Wat doen pensioenfondsen?
Behalve particuliere verhuurders heb je natuurlijk ook de pensioenfondsen, verzekeraars en dergelijke die hun geld in huurhuizen beleggen. Ook zij brengen na verloop van tijd hun huizen op de koopmarkt, zegt Klatter. „Kijk maar naar bijvoorbeeld de Helperzoom in Groningen, of andere vroeg naoorlogse wijken. Op zeker moment zijn die woningen aan groot onderhoud toe en dan is het voor de belegger niet meer rendabel. Ze worden verkocht aan de huurder, of bij opzeggen van de huur op de markt gebracht. Uitponden heet dat.”
Het vrijkomende geld zouden die beleggers weer in nieuwbouw kunnen steken, maar dat gaat veel te langzaam, zegt Klatter. Door de bekende problemen (stikstof, ruimtelijke inpassing en dergelijke) haalt Nederland bij lange na niet de doelstellingen met de woningbouw.
Flexibele schil
Daarom zijn particulieren die huizen opkopen heel belangrijk voor de flexibele schil van de woningmarkt, betoogt Klatter. „Als Vastgoed Belang doen we ook ons best ons imago te verbeteren. Veel mensen zien ons als huisjesmelkers en wijzen op wantoestanden met arbeidsmigranten die in veel te krappe woningen worden gepropt. We ontkennen niet dat die wantoestanden er zijn, maar nemen er afstand van. Louche verhuurders proberen we ook bij onze vereniging te weren. Maar het overgrote deel van de verhuurders doet het netjes.”

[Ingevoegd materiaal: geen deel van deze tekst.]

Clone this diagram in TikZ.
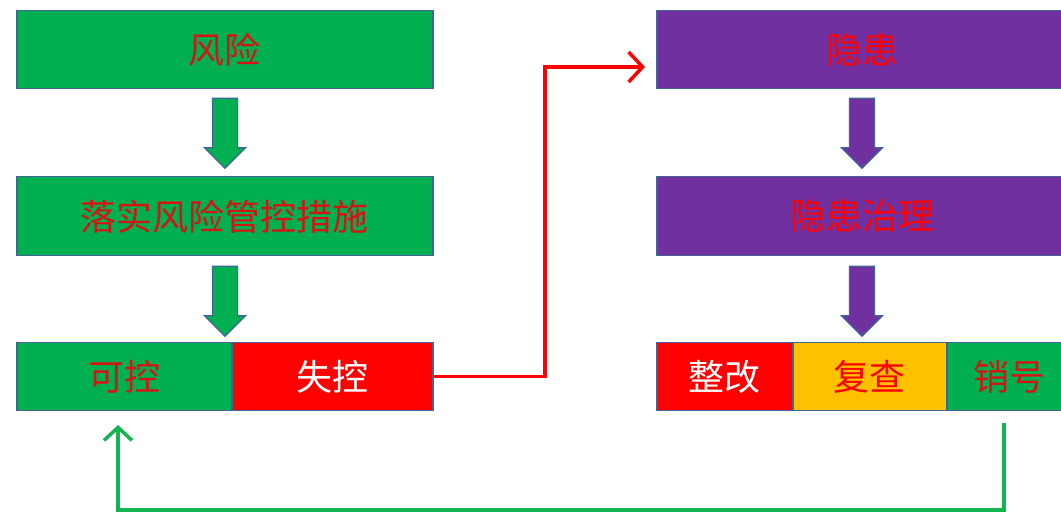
\documentclass[tikz,border=0pt]{standalone}
\usepackage{fontspec}
\newfontfamily\cjk{Noto Sans CJK SC}
\usetikzlibrary{shapes.arrows,arrows.meta}
\definecolor{pgreen}{RGB}{0,176,80}
\definecolor{ppurple}{RGB}{112,48,160}
\definecolor{pred}{RGB}{255,0,0}
\definecolor{pyellow}{RGB}{255,192,0}
\definecolor{pborder}{RGB}{65,100,150}
\definecolor{tred}{RGB}{215,20,20}
\definecolor{lgreen}{RGB}{20,180,80}
\tikzset{
  box/.style={draw=pborder, line width=1.5pt, inner sep=0pt, anchor=north west,
    font=\cjk\fontsize{36}{40}\selectfont},
  barrow/.style={single arrow, draw=pborder, line width=1.2pt, rotate=-90,
    minimum height=70pt, minimum width=40pt, single arrow head extend=8pt,
    single arrow tip angle=90, inner xsep=0pt, inner ysep=12pt},
  redconn/.style={draw=pred, line width=3.5pt, -{Straight Barb[length=14pt,width=30pt,line width=3.5pt]}},
  greenconn/.style={draw=lgreen, line width=3.5pt, -{Straight Barb[length=13pt,width=28pt,line width=3.5pt]}},
}
\begin{document}
\begin{tikzpicture}[x=1pt,y=-1pt]
\useasboundingbox (0,0) rectangle (1061,521);
\clip (0,0) rectangle (1061,521);
\fill[white] (0,0) rectangle (1061,521);
% left column
\node[box, fill=pgreen, text=tred, minimum width=416pt, minimum height=78pt] (fx) at (16,10) {风险};
\node[box, fill=pgreen, text=tred, minimum width=416pt, minimum height=79pt] (ls) at (16,176) {落实风险管控措施};
\node[box, fill=pgreen, text=tred, minimum width=215pt, minimum height=68pt] (kk) at (16,342) {可控};
\node[box, fill=pred, text=white, minimum width=201pt, minimum height=68pt] (sk) at (231,342) {失控};
\node[barrow, fill=pgreen] (a1) at (225,127) {};
\node[barrow, fill=pgreen] (a2) at (225,295) {};
% right column
\node[box, fill=ppurple, text=pred, minimum width=412pt, minimum height=78pt] (yh) at (656,10) {隐患};
\node[box, fill=ppurple, text=pred, minimum width=412pt, minimum height=79pt] (yz) at (656,176) {隐患治理};
\node[box, fill=pred, text=white, minimum width=136pt, minimum height=68pt] (zg) at (656,342) {整改};
\node[box, fill=pyellow, text=pred, minimum width=154pt, minimum height=68pt] (fc) at (792,342) {复查};
\node[box, fill=pgreen, text=tred, minimum width=126pt, minimum height=68pt] (xh) at (946,342) {销号};
\node[barrow, fill=ppurple] (a3) at (862,127) {};
\node[barrow, fill=ppurple] (a4) at (862,295) {};
% connectors
\coordinate (rcorner) at (545,67);
\coordinate (rend) at (645,67);
\draw[redconn] (sk.east) -| (rcorner) -- (rend);
\coordinate (gstart) at (1004,423);
\coordinate (gcorner) at (118,510);
\coordinate (gend) at (118,425);
\draw[greenconn] (gstart) |- (gcorner) -- (gend);
\end{tikzpicture}
\end{document}
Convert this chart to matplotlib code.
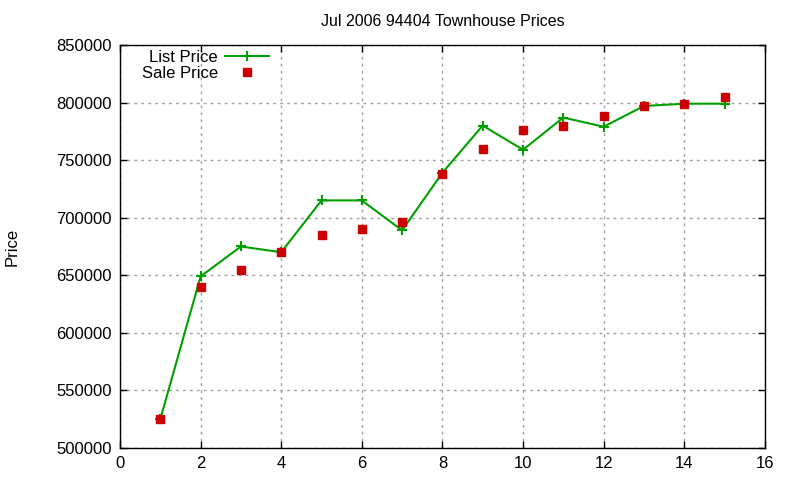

Er is dan ook één wettelijke maatregel van de afgelopen jaren waarover Vastgoed Belang wel goed te spreken is. „De Wet Goed Verhuurderschap. Daarin staat dat je als verhuurder transparant mag zijn, dat je niet mag discrimineren, dat je goed onderhoud moet plegen en dat tijdelijke contracten uit den boze zijn. Als je het goed doet, is het ook gewoon leuk om huizen te verhuren. Dankzij jou zitten mensen goed onderdak.”